Create an engaging experience rather than just passive reading
My theory is that most people on the Internet are passive, especially when they browse to a new site. They are mostly in a passive mode of reading and clicking on links rather than actively engaging on the page. It’s hard to get anyone to try a product because they’ve probably been burned before, and don’t want to go through a process of registering for a product unless they are convinced it’s worthwhile. The problem is that sometimes it’s hard to truly understand the product unless you do register and try it.
So I looked for a way to engage users. I’ve seen a few great examples of this on the web. One is with Optimizely.com, a split-testing website where you immediately engage with the site and see their technology in action.
You can see they actually get you to start trying the product immediately when you reach the home page. When you visit it’s so tempting to try it because there’s such as low barrier to entry. You don’t need to enter your email address, and you don’t have to “commit” in order to just try the product a little and see if it works for you. You can bet that Optimizely has split tested this many times to get to their current version of the page (given that they are an a/b split testing company!)
The problem is that it’s difficult with some products to create this immediate experience of engagement. Many products take some time to set up properly and it’s just not possible to get the user to immediately try the product without any barriers. You can show a demo of your product, but a demo doesn’t truly engage users in the same way that an actual trial does.
With Time Doctor, it’s really necessary to use the product for a while to see the analytics of your time and what you have been working on. For teams, it’s necessary for at least some of the team members to use it and try it for a few days in order to see the benefits.
I wanted to somehow start engaging visitors before they started signing up to try the product, and came up with the idea of asking some questions. Here is the current version of these questions:
Question 1: Asks if you are an individual or manage a team.
This question is important because their answer allows us to display more relevant messaging to them later on, and it also allows us to offer them the version of Time Doctor that is likely to best fit their needs.

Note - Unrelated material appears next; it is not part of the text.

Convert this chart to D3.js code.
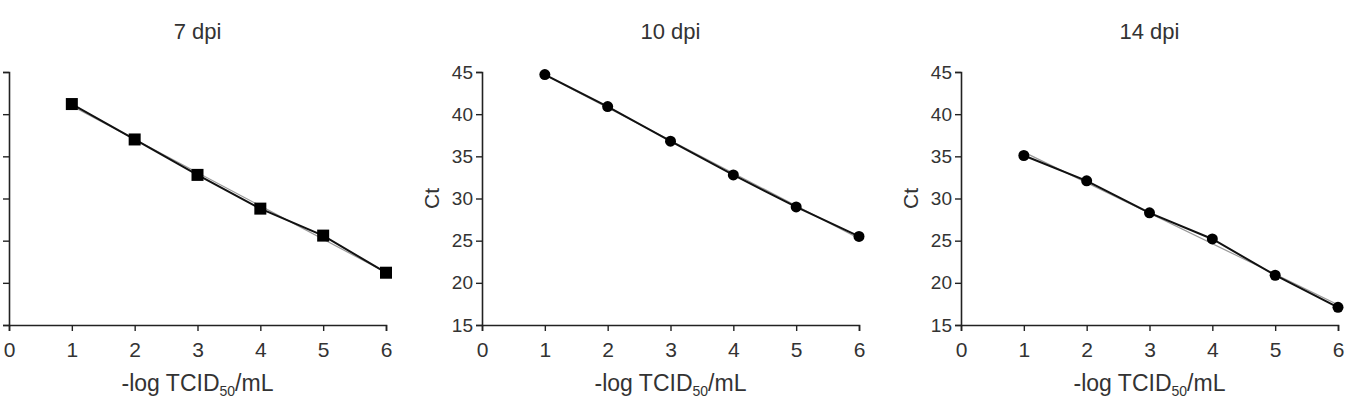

Question 2: Asks if you think there’s room for improvement with your (or your team’s) productivity
Question 3: Asks if you’d like to try Time Doctor
We’ve split tested these questions several times and have found that we get a much better response in terms of people signing up to our service than if we do not have these initial questions. Most people (91%) answer yes to question 3 and agree to try the service. While not all of them actually do go on to try the service, their “yes” answer is a psychological commitment which increases our conversion rate later on in the funnel.
What else have we learned from split tests on these questions?
Some people do not like the questions. In fact a minority of people hate the fact that they are forced to answer questions before visiting the “real” home page. However we’ve split tested having a link that allows people to “skip the questions” and found that this link decreased our conversion rate to sign ups overall.
My theory is that the people who refuse to take the small step of answering 3 questions would probably have been unlikely to take the larger step of signing up the try the software anyway. Having said that, we plan to continue split testing alternate versions of the home page with and without questions, because I really don’t like the idea of upsetting some of our visitors, even if they are the minority. We do make it so that if a person has gone through these questions before we do not show them a second time (unless they delete their cookies).